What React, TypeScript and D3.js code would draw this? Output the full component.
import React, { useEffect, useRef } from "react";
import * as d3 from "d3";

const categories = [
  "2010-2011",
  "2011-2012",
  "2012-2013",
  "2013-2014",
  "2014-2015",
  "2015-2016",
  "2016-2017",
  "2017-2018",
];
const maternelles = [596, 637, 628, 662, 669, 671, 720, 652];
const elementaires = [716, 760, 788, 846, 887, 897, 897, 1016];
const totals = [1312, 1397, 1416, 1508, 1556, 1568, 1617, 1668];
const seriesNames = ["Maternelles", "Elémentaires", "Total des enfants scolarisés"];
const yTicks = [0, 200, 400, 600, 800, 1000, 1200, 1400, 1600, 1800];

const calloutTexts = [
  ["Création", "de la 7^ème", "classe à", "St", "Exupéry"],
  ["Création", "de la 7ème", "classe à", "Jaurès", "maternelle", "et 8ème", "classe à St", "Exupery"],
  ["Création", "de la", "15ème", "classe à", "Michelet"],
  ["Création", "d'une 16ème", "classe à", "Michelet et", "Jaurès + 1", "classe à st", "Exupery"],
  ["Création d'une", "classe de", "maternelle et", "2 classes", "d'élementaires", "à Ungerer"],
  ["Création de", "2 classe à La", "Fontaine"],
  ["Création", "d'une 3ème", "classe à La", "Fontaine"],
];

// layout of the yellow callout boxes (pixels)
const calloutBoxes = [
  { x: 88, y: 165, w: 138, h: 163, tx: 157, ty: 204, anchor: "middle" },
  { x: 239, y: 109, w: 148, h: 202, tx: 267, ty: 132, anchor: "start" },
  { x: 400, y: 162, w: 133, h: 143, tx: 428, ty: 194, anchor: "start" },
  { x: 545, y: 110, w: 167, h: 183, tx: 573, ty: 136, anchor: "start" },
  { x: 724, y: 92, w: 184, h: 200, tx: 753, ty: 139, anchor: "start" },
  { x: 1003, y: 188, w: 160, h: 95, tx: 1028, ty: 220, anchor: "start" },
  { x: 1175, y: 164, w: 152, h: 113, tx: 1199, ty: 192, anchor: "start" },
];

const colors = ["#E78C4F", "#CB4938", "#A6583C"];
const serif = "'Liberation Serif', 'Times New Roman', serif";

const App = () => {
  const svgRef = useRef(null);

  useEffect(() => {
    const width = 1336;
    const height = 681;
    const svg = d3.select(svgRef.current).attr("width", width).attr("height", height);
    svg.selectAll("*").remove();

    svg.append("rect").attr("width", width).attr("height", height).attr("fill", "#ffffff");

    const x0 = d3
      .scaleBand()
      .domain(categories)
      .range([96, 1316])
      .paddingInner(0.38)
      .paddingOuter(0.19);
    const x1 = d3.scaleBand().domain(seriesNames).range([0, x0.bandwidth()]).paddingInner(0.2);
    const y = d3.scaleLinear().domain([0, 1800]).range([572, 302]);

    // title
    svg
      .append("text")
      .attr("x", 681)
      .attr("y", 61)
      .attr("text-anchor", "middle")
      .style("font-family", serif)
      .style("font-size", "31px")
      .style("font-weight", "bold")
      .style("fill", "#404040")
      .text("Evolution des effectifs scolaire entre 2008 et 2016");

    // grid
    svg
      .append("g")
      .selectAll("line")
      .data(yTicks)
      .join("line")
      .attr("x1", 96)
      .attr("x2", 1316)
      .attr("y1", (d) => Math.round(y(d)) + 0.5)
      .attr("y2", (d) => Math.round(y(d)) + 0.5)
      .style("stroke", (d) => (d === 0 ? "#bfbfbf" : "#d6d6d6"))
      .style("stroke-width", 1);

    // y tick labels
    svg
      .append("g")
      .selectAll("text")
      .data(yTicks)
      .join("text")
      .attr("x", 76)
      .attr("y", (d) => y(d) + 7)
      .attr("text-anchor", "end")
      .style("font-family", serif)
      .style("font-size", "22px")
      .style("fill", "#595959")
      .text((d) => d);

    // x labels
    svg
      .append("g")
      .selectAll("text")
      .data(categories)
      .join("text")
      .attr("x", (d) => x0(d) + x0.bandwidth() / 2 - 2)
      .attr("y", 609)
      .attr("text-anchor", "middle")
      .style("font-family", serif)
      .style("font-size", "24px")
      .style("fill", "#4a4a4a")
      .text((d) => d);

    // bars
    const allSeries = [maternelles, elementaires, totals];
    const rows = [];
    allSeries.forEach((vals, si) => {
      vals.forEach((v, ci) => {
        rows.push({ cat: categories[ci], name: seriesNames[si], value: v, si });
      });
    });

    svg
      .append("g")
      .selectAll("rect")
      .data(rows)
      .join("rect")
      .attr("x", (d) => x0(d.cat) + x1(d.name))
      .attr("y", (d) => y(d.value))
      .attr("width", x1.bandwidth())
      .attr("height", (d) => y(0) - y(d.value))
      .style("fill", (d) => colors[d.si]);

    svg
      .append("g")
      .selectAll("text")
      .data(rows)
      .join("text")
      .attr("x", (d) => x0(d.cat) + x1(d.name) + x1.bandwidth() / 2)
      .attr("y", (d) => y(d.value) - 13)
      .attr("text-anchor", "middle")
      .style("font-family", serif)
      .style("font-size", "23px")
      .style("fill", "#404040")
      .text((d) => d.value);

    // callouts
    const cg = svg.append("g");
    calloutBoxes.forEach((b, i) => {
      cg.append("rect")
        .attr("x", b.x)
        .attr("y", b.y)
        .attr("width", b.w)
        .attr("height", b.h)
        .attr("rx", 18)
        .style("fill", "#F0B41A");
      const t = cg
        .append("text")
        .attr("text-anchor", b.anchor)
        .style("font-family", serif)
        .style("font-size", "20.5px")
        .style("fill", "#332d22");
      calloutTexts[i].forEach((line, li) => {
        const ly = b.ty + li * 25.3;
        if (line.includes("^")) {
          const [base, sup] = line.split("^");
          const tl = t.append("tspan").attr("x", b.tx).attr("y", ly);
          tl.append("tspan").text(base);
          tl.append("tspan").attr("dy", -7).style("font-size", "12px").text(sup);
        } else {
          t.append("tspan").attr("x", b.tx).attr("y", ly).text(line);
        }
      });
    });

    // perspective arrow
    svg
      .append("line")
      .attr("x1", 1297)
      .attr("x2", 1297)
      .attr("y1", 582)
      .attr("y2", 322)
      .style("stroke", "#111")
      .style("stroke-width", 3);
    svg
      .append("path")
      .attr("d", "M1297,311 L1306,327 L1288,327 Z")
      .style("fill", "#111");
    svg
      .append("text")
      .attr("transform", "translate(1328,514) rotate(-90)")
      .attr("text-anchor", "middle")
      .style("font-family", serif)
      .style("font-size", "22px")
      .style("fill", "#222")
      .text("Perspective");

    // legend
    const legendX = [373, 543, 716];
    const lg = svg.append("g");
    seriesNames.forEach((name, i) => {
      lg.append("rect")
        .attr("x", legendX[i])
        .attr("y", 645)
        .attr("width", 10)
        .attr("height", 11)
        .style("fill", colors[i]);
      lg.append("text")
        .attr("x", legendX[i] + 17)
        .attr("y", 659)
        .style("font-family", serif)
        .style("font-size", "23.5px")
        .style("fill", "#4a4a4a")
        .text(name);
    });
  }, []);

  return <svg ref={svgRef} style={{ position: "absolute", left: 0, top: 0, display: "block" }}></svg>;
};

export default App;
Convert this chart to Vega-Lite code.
^^^^
Reproduce the full listing exactly.

### FINISHED EXERCISE
What React, TypeScript and D3.js code would draw this? Output the full component.
import React, { useEffect, useRef } from "react";
import * as d3 from "d3";

const categories = [
  "2010-2011",
  "2011-2012",
  "2012-2013",
  "2013-2014",
  "2014-2015",
  "2015-2016",
  "2016-2017",
  "2017-2018",
];
const maternelles = [596, 637, 628, 662, 669, 671, 720, 652];
const elementaires = [716, 760, 788, 846, 887, 897, 897, 1016];
const totals = [1312, 1397, 1416, 1508, 1556, 1568, 1617, 1668];
const seriesNames = ["Maternelles", "Elémentaires", "Total des enfants scolarisés"];
const yTicks = [0, 200, 400, 600, 800, 1000, 1200, 1400, 1600, 1800];

const calloutTexts = [
  ["Création", "de la 7^ème", "classe à", "St", "Exupéry"],
  ["Création", "de la 7ème", "classe à", "Jaurès", "maternelle", "et 8ème", "classe à St", "Exupery"],
  ["Création", "de la", "15ème", "classe à", "Michelet"],
  ["Création", "d'une 16ème", "classe à", "Michelet et", "Jaurès + 1", "classe à st", "Exupery"],
  ["Création d'une", "classe de", "maternelle et", "2 classes", "d'élementaires", "à Ungerer"],
  ["Création de", "2 classe à La", "Fontaine"],
  ["Création", "d'une 3ème", "classe à La", "Fontaine"],
];

// layout of the yellow callout boxes (pixels)
const calloutBoxes = [
  { x: 88, y: 165, w: 138, h: 163, tx: 157, ty: 204, anchor: "middle" },
  { x: 239, y: 109, w: 148, h: 202, tx: 267, ty: 132, anchor: "start" },
  { x: 400, y: 162, w: 133, h: 143, tx: 428, ty: 194, anchor: "start" },
  { x: 545, y: 110, w: 167, h: 183, tx: 573, ty: 136, anchor: "start" },
  { x: 724, y: 92, w: 184, h: 200, tx: 753, ty: 139, anchor: "start" },
  { x: 1003, y: 188, w: 160, h: 95, tx: 1028, ty: 220, anchor: "start" },
  { x: 1175, y: 164, w: 152, h: 113, tx: 1199, ty: 192, anchor: "start" },
];

const colors = ["#E78C4F", "#CB4938", "#A6583C"];
const serif = "'Liberation Serif', 'Times New Roman', serif";

const App = () => {
  const svgRef = useRef(null);

  useEffect(() => {
    const width = 1336;
    const height = 681;
    const svg = d3.select(svgRef.current).attr("width", width).attr("height", height);
    svg.selectAll("*").remove();

    svg.append("rect").attr("width", width).attr("height", height).attr("fill", "#ffffff");

    const x0 = d3
      .scaleBand()
      .domain(categories)
      .range([96, 1316])
      .paddingInner(0.38)
      .paddingOuter(0.19);
    const x1 = d3.scaleBand().domain(seriesNames).range([0, x0.bandwidth()]).paddingInner(0.2);
    const y = d3.scaleLinear().domain([0, 1800]).range([572, 302]);

    // title
    svg
      .append("text")
      .attr("x", 681)
      .attr("y", 61)
      .attr("text-anchor", "middle")
      .style("font-family", serif)
      .style("font-size", "31px")
      .style("font-weight", "bold")
      .style("fill", "#404040")
      .text("Evolution des effectifs scolaire entre 2008 et 2016");

    // grid
    svg
      .append("g")
      .selectAll("line")
      .data(yTicks)
      .join("line")
      .attr("x1", 96)
      .attr("x2", 1316)
      .attr("y1", (d) => Math.round(y(d)) + 0.5)
      .attr("y2", (d) => Math.round(y(d)) + 0.5)
      .style("stroke", (d) => (d === 0 ? "#bfbfbf" : "#d6d6d6"))
      .style("stroke-width", 1);

    // y tick labels
    svg
      .append("g")
      .selectAll("text")
      .data(yTicks)
      .join("text")
      .attr("x", 76)
      .attr("y", (d) => y(d) + 7)
      .attr("text-anchor", "end")
      .style("font-family", serif)
      .style("font-size", "22px")
      .style("fill", "#595959")
      .text((d) => d);

    // x labels
    svg
      .append("g")
      .selectAll("text")
      .data(categories)
      .join("text")
      .attr("x", (d) => x0(d) + x0.bandwidth() / 2 - 2)
      .attr("y", 609)
      .attr("text-anchor", "middle")
      .style("font-family", serif)
      .style("font-size", "24px")
      .style("fill", "#4a4a4a")
      .text((d) => d);

    // bars
    const allSeries = [maternelles, elementaires, totals];
    const rows = [];
    allSeries.forEach((vals, si) => {
      vals.forEach((v, ci) => {
        rows.push({ cat: categories[ci], name: seriesNames[si], value: v, si });
      });
    });

    svg
      .append("g")
      .selectAll("rect")
      .data(rows)
      .join("rect")
      .attr("x", (d) => x0(d.cat) + x1(d.name))
      .attr("y", (d) => y(d.value))
      .attr("width", x1.bandwidth())
      .attr("height", (d) => y(0) - y(d.value))
      .style("fill", (d) => colors[d.si]);

    svg
      .append("g")
      .selectAll("text")
      .data(rows)
      .join("text")
      .attr("x", (d) => x0(d.cat) + x1(d.name) + x1.bandwidth() / 2)
      .attr("y", (d) => y(d.value) - 13)
      .attr("text-anchor", "middle")
      .style("font-family", serif)
      .style("font-size", "23px")
      .style("fill", "#404040")
      .text((d) => d.value);

    // callouts
    const cg = svg.append("g");
    calloutBoxes.forEach((b, i) => {
      cg.append("rect")
        .attr("x", b.x)
        .attr("y", b.y)
        .attr("width", b.w)
        .attr("height", b.h)
        .attr("rx", 18)
        .style("fill", "#F0B41A");
      const t = cg
        .append("text")
        .attr("text-anchor", b.anchor)
        .style("font-family", serif)
        .style("font-size", "20.5px")
        .style("fill", "#332d22");
      calloutTexts[i].forEach((line, li) => {
        const ly = b.ty + li * 25.3;
        if (line.includes("^")) {
          const [base, sup] = line.split("^");
          const tl = t.append("tspan").attr("x", b.tx).attr("y", ly);
          tl.append("tspan").text(base);
          tl.append("tspan").attr("dy", -7).style("font-size", "12px").text(sup);
        } else {
          t.append("tspan").attr("x", b.tx).attr("y", ly).text(line);
        }
      });
    });

    // perspective arrow
    svg
      .append("line")
      .attr("x1", 1297)
      .attr("x2", 1297)
      .attr("y1", 582)
      .attr("y2", 322)
      .style("stroke", "#111")
      .style("stroke-width", 3);
    svg
      .append("path")
      .attr("d", "M1297,311 L1306,327 L1288,327 Z")
      .style("fill", "#111");
    svg
      .append("text")
      .attr("transform", "translate(1328,514) rotate(-90)")
      .attr("text-anchor", "middle")
      .style("font-family", serif)
      .style("font-size", "22px")
      .style("fill", "#222")
      .text("Perspective");

    // legend
    const legendX = [373, 543, 716];
    const lg = svg.append("g");
    seriesNames.forEach((name, i) => {
      lg.append("rect")
        .attr("x", legendX[i])
        .attr("y", 645)
        .attr("width", 10)
        .attr("height", 11)
        .style("fill", colors[i]);
      lg.append("text")
        .attr("x", legendX[i] + 17)
        .attr("y", 659)
        .style("font-family", serif)
        .style("font-size", "23.5px")
        .style("fill", "#4a4a4a")
        .text(name);
    });
  }, []);

  return <svg ref={svgRef} style={{ position: "absolute", left: 0, top: 0, display: "block" }}></svg>;
};

export default App;
Convert this chart to Vega-Lite code.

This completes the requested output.